And Prince Philip is played by Oliver Cromwell.


----------



## Figleaf (Jun 10, 2014)

DavidA said:


> I actually thought the sound of the voice was pretty well done. It was also fascinating to watch the operatic performances until they got too melodramatic with flashbacks of his castration.


It wasn't that it was badly done from a sound engineering stsndpoint. It just didn't sound like a castrato voice, or- more seriously perhaps- a singer of Farinelli's stature.

The castration flashbacks sound horrific.


----------



## DavidA (Dec 14, 2012)

Figleaf said:


> It wasn't that it was badly done from a sound engineering stsndpoint. It just didn't sound like a castrato voice, or- more seriously perhaps- a singer of Farinelli's stature.
> 
> The castration flashbacks sound horrific.

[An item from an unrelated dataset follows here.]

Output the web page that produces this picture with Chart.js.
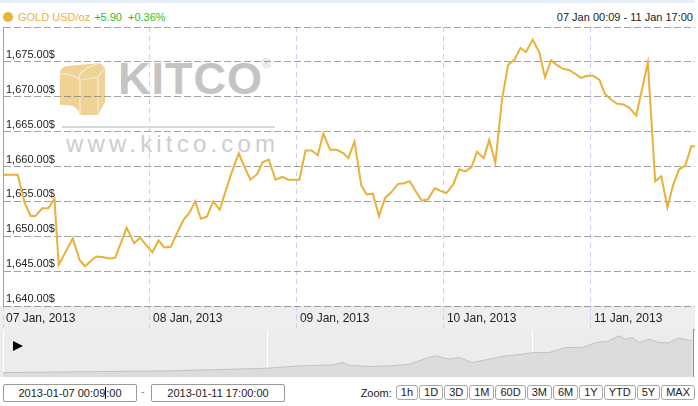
<!DOCTYPE html>
<html>
<head>
<meta charset="utf-8">
<script src="https://cdn.jsdelivr.net/npm/chart.js@4/dist/chart.umd.min.js"></script>
<style>
  html,body{margin:0;padding:0;background:#fff;}
  body{width:698px;height:406px;position:relative;overflow:hidden;font-family:"Liberation Sans",Arial,sans-serif;}
  #topstrip{position:absolute;left:0;top:0;width:695px;height:3px;background:#e6eef8;}
  #hdrL{position:absolute;left:3px;top:10px;font-size:11px;line-height:14px;white-space:nowrap;}
  #hdrL .dot{display:inline-block;width:10px;height:10px;border-radius:50%;background:#e8b33a;vertical-align:-1px;margin-right:5px;}
  #hdrL .name{color:#e8b33a;}
  #hdrL .chg{color:#1fbf1f;margin-left:4px;}
  #hdrL .pct{color:#1fbf1f;margin-left:6px;}
  #hdrR{position:absolute;right:5px;top:10px;font-size:11px;line-height:14px;color:#222;white-space:nowrap;}
  #wm{position:absolute;left:0;top:0;width:698px;height:330px;z-index:0;}
  #wm .k{position:absolute;left:118px;top:56px;font-size:45px;font-weight:bold;color:#c4c4c4;letter-spacing:1px;line-height:45px;}
  #wm .r{position:absolute;left:262px;top:57px;font-size:12px;color:#c8c8c8;}
  #wm .ln{position:absolute;left:62px;top:126px;width:213px;height:2px;background:#d8d8d8;}
  #wm .w{position:absolute;left:66px;top:131px;font-size:24px;color:#cdcdcd;letter-spacing:4.2px;line-height:26px;}
  #main{position:absolute;left:0;top:0;z-index:1;}
  #nav{position:absolute;left:0;top:329px;z-index:1;}
  #play{position:absolute;left:13px;top:341px;width:0;height:0;border-left:10px solid #000;border-top:5px solid transparent;border-bottom:5px solid transparent;z-index:2;}
  .inp{position:absolute;top:384px;height:16px;border:1px solid #9a9a9a;border-radius:2px;font-size:11px;line-height:16px;text-align:center;color:#222;background:#fff;}
  .caret{display:inline-block;width:0;height:12px;border-left:1px solid #000;vertical-align:-2px;}
  #dash{position:absolute;left:141px;top:385px;font-size:11px;color:#888;}
  #zoom{position:absolute;right:3px;top:385px;display:flex;align-items:center;gap:1px;font-size:11px;color:#222;}
  #zoom .lbl{margin-right:3px;}
  #zoom .b{border:1px solid #a8a8a8;border-radius:3px;height:13px;line-height:13px;padding:0 4px;background:#fff;}
</style>
</head>
<body>
<div id="topstrip"></div>
<div id="wm">
  <svg style="position:absolute;left:58px;top:62px" width="50" height="56" viewBox="0 0 50 56">
    <path d="M2 12 Q2 5 9 4 L42 1 L47 6 L47 40 L40 53 L22 53 Q20 44 10 43 L2 43 Z" fill="#eed190" opacity="0.95"/>
    <path d="M2 12 Q12 10 22 18 L22 53 M22 18 L40 15 L47 6 M40 15 L40 53 M22 18 Q18 8 42 1" fill="none" stroke="#f8ecd0" stroke-width="1.2"/>
  </svg>
  <div class="k">KITCO</div>
  <div class="r">®</div>
  <div class="ln"></div>
  <div class="w">www.kitco.com</div>
</div>
<div id="hdrL"><span class="dot"></span><span class="name">GOLD USD/oz</span><span class="chg">+5.90</span><span class="pct">+0.36%</span></div>
<div id="hdrR">07 Jan 00:09 - 11 Jan 17:00</div>
<canvas id="main" width="698" height="330"></canvas>
<canvas id="nav" width="698" height="48"></canvas>
<div id="play"></div>
<div class="inp" style="left:3px;width:132px;">2013-01-07 00:09<span class="caret"></span>:00</div>
<div id="dash">-</div>
<div class="inp" style="left:151px;width:132px;">2013-01-11 17:00:00</div>
<div id="zoom"><span class="lbl">Zoom:</span></div>
<script>
// ---- data ----
// hours since 07 Jan 2013 00:00
const hours = [0.15,2.4,3.5,4.5,5.3,6.4,7.4,8.4,9.1,11.4,12.5,13.4,14.5,15.3,16.4,17.4,18.3,20.2,21.4,22.4,23.5,
  24.4,25.4,26.3,27.4,28.4,29.5,30.4,31.4,32.3,33.3,34.3,35.4,36.4,37.4,38.5,39.4,40.4,41.5,42.4,43.4,44.5,45.6,46.6,47.5,48.4,
  49.4,50.4,51.4,52.3,53.4,54.5,55.6,56.4,57.4,58.5,59.4,60.4,61.4,62.4,63.4,64.5,65.5,66.4,67.5,68.4,69.4,70.5,71.4,
  72.4,73.5,74.5,75.5,76.5,77.4,78.5,79.4,80.4,81.5,82.5,83.5,84.5,85.4,86.5,87.6,88.5,89.5,90.5,91.5,92.5,
  93.4,94.4,95.4,96.4,97.4,98.3,99.3,100.3,101.3,102.3,103.4,105.3,106.5,107.5,108.5,109.4,110.4,111.4,112.4,113.0];
const goldPrice = [1658.8,1658.8,1654.9,1652.9,1652.9,1654.0,1654.0,1655.4,1645.9,1649.7,1646.6,1645.7,1646.6,1647.1,1647.0,1646.8,1646.9,1651.2,1649.0,1649.8,1648.6,
  1647.7,1649.4,1648.4,1648.5,1650.4,1652.4,1653.3,1655.0,1652.5,1652.8,1655.0,1653.8,1656.6,1659.3,1661.9,1660.0,1658.1,1658.9,1660.6,1661.0,1658.1,1658.5,1658.1,1658.1,1658.1,
  1662.3,1662.3,1661.6,1664.7,1662.4,1662.4,1661.9,1661.2,1663.6,1657.3,1656.0,1656.1,1652.9,1655.5,1656.3,1657.5,1657.6,1657.9,1656.3,1655.1,1655.3,1656.9,1656.5,
  1656.2,1657.4,1659.6,1659.3,1659.9,1662.1,1661.2,1663.8,1660.5,1669.7,1674.6,1675.3,1677.0,1676.4,1678.2,1676.3,1672.8,1675.2,1674.5,1674.0,1673.8,
  1673.3,1672.7,1673.0,1673.0,1672.4,1670.4,1669.6,1669.0,1668.9,1668.4,1667.3,1674.9,1657.9,1658.6,1654.1,1657.3,1659.6,1660.1,1662.9,1662.9];
const dayTicks = [0,24,48,72,96];
const dayLabels = ['07 Jan, 2013','08 Jan, 2013','09 Jan, 2013','10 Jan, 2013','11 Jan, 2013'];
const priceTicks = [1640,1645,1650,1655,1660,1665,1670,1675,1680];
// navigator (long-term history)
const navYears = [2000.0,2001.83,2003.09,2004.35,2005.0,2005.6,2006.23,2006.42,2006.55,2006.92,2007.3,2007.68,2008.0,2008.18,2008.43,2008.62,2008.87,
  2009.19,2009.5,2009.82,2010.0,2010.32,2010.63,2010.95,2011.2,2011.45,2011.64,2011.77,2011.89,2012.02,2012.21,2012.4,2012.58,2012.77,2013.02];
const navPrices = [293,338,368,442,486,587,630,731,609,560,587,661,924,1025,880,950,731,
  880,1025,1099,1169,1169,1388,1388,1607,1682,1900,1756,1826,1607,1756,1607,1607,1799,1682];
const navTicks = [2000,2005,2010];
const zoomButtons = ['1h','1D','3D','1M','60D','3M','6M','1Y','YTD','5Y','MAX'];

const FONT = '"Liberation Sans", Arial, sans-serif';

const zoomBox = document.getElementById('zoom');
zoomButtons.forEach(t => { const s = document.createElement('span'); s.className = 'b'; s.textContent = t; zoomBox.appendChild(s); });

const bandPlugin = {
  id: 'band',
  beforeDraw(chart) {
    const {ctx, chartArea: a} = chart;
    ctx.save();
    ctx.fillStyle = '#eeeeee';
    ctx.fillRect(0, a.bottom, a.right, 23);
    ctx.strokeStyle = '#a3a3a3';
    ctx.lineWidth = 1;
    ctx.beginPath();
    ctx.moveTo(0, a.bottom + 23.5); ctx.lineTo(a.right, a.bottom + 23.5);
    ctx.stroke();
    ctx.restore();
  }
};

new Chart(document.getElementById('main'), {
  type: 'line',
  data: {
    datasets: [{
      data: hours.map((h, i) => ({x: h, y: goldPrice[i]})),
      borderColor: '#e8b13a',
      borderWidth: 2,
      pointRadius: 0,
      tension: 0,
      fill: false
    }]
  },
  options: {
    responsive: false,
    animation: false,
    events: [],
    layout: {padding: {left: 3, right: 3, top: 27, bottom: 0}},
    plugins: {legend: {display: false}, tooltip: {enabled: false}},
    scales: {
      x: {
        type: 'linear', min: 0, max: 113,
        afterBuildTicks: s => { s.ticks = dayTicks.map(v => ({value: v})); },
        afterFit: s => { s.height = 24; },
        grid: {color: '#cfcdf2', lineWidth: 1, drawTicks: true, tickLength: 22, tickColor: '#cfcdf2', tickBorderDash: [5, 4]},
        border: {display: false, dash: [5, 4]},
        ticks: {
          autoSkip: false, maxRotation: 0, align: 'start', labelOffset: 3, padding: -17,
          color: '#222', font: {family: FONT, size: 12},
          callback: (v) => dayLabels[dayTicks.indexOf(v)]
        }
      },
      y: {
        min: 1640, max: 1680,
        afterBuildTicks: s => { s.ticks = priceTicks.map(v => ({value: v})); },
        afterFit: s => { s.width = 0; },
        grid: {color: 'rgba(110,110,110,0.65)', lineWidth: 1, drawTicks: false},
        border: {display: true, color: '#a0a0a0', width: 1, dash: [7, 3]},
        ticks: {
          mirror: true, padding: 3, labelOffset: -7,
          color: '#222', font: {family: FONT, size: 11},
          callback: v => v === 1680 ? '' : v.toLocaleString('en-US', {minimumFractionDigits: 2, maximumFractionDigits: 2}) + '$'
        }
      }
    }
  },
  plugins: [bandPlugin]
});

const navBg = {
  id: 'navbg',
  beforeDraw(chart) {
    const {ctx, chartArea: a} = chart;
    ctx.save();
    ctx.fillStyle = '#ececec';
    ctx.fillRect(0, 0, a.right, chart.height);
    ctx.restore();
  },
  afterDraw(chart) {
    const {ctx, chartArea: a} = chart;
    ctx.save();
    ctx.strokeStyle = '#8a8a8a';
    ctx.lineWidth = 1;
    ctx.beginPath();
    ctx.moveTo(a.right + 0.5, 0); ctx.lineTo(a.right + 0.5, chart.height);
    ctx.stroke();
    ctx.restore();
  }
};

new Chart(document.getElementById('nav'), {
  type: 'line',
  data: {
    datasets: [{
      data: navYears.map((y, i) => ({x: y, y: navPrices[i]})),
      borderColor: '#c2c2c2',
      backgroundColor: '#dcdcdc',
      borderWidth: 1,
      pointRadius: 0,
      tension: 0,
      fill: 'start'
    }]
  },
  options: {
    responsive: false,
    animation: false,
    events: [],
    layout: {padding: {left: 3, right: 5, top: 1, bottom: 0}},
    plugins: {legend: {display: false}, tooltip: {enabled: false}},
    scales: {
      x: {
        type: 'linear', min: 2000, max: 2013.04, z: 1,
        afterBuildTicks: s => { s.ticks = navTicks.map(v => ({value: v})); },
        afterFit: s => { s.height = 0; },
        grid: {color: '#ffffff', lineWidth: 1, drawTicks: false},
        border: {display: false},
        ticks: {align: 'start', labelOffset: 2, padding: -17, color: '#222', font: {family: FONT, size: 12}, callback: v => String(v)}
      },
      y: {display: false, min: 100, max: 2160}
    }
  },
  plugins: [navBg]
});
</script>
</body>
</html>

The problem is we don't really know what a castrato sounded like. We do have the recording of Moreschi right at the end of his life but how representative that is of the sound (coupled with the ancient recording) is anyone's guess. Obviously from contemporary reports Farinelli had an incredible pipe (and was incredibly clumsy around the stage too - a result of castration) but just how he sounded is a mystery of time.


----------



## Figleaf (Jun 10, 2014)

DavidA said:


> The problem is we don't really know what a castrato sounded like. We do have the recording of Moreschi right at the end of his life but how representative that is of the sound (coupled with the ancient recording) is anyone's guess. Obviously from contemporary reports Farinelli had an incredible pipe (and was incredibly clumsy around the stage too - a result of castration) but just how he sounded is a mystery of time.


The point I was trying to make is that one can't recreate a great voice using a couple of rather ordinary voices (let alone ones that don't even belong to the same voice type) and some digital manipulation. Admittedly I don't think anyone made these sort of claims for 'Farinelli', but the illusion has to be good enough for the suspension of disbelief to be possible, and I don't think they managed it. Indeed, it's a fair point that Moreschi's very striking sound (along with those of the other castrati distantly heard on the first recordings of the Sistine Chapel choir) might have owed no more to his surgical operation than to the particular training he received, which may have had little to do with that of the operatic castrati (and which should probably have concentrated on intonation a bit more...) Plus, Moreschi may have been an idiosyncratic singer: no doubt not all castrati sounded much like he did, just as not all female sopranos sound like Emma Calvé nor all tenors like Agustarello Affre, to name two examples of highly individual singers born in 1858, the same year as the Last Castrato. The basic problem is that 'Farinelli' has a weak breathy countertenor sound, whereas Moreschi's is powerful, pure, ethereal, and- paradoxically- _virile_ in comparison with his weedy falsettist successors. The only thing the 'Angel of Rome' has in common with 'Farinelli' is lack of legato!


----------



## silentio (Nov 10, 2014)

Figleaf' s post #16 is very impressive.

I may add *Lillian Nordica*. The story of her life is quite operatic and cinematic. Born native American, she then became the first American at Bayreuth. Her first husband was her cousin, who disappeared in a mysterious balloon accident (from England to France). Her second husband was the Hungarian singer Zoltan Dome, who instilled in her the love for Hungarian music (her finest recording is definitely La Grange Aria from _Hunyadi Laszlo_ by the famous Hungarian composer Ferenc Erkel). They divorced due to his infidelity. Her third marriage was with a wealthy business man, and again it was unhappy for her. On her very last tour, her ship wrecked into a coral reef; she remained there for days, suffered from pneumonia. She failed to recover and died shortly after. And now? It was rumored that her spirit haunts a Auditorium , dedicated to her, at University of Maine in Farmington.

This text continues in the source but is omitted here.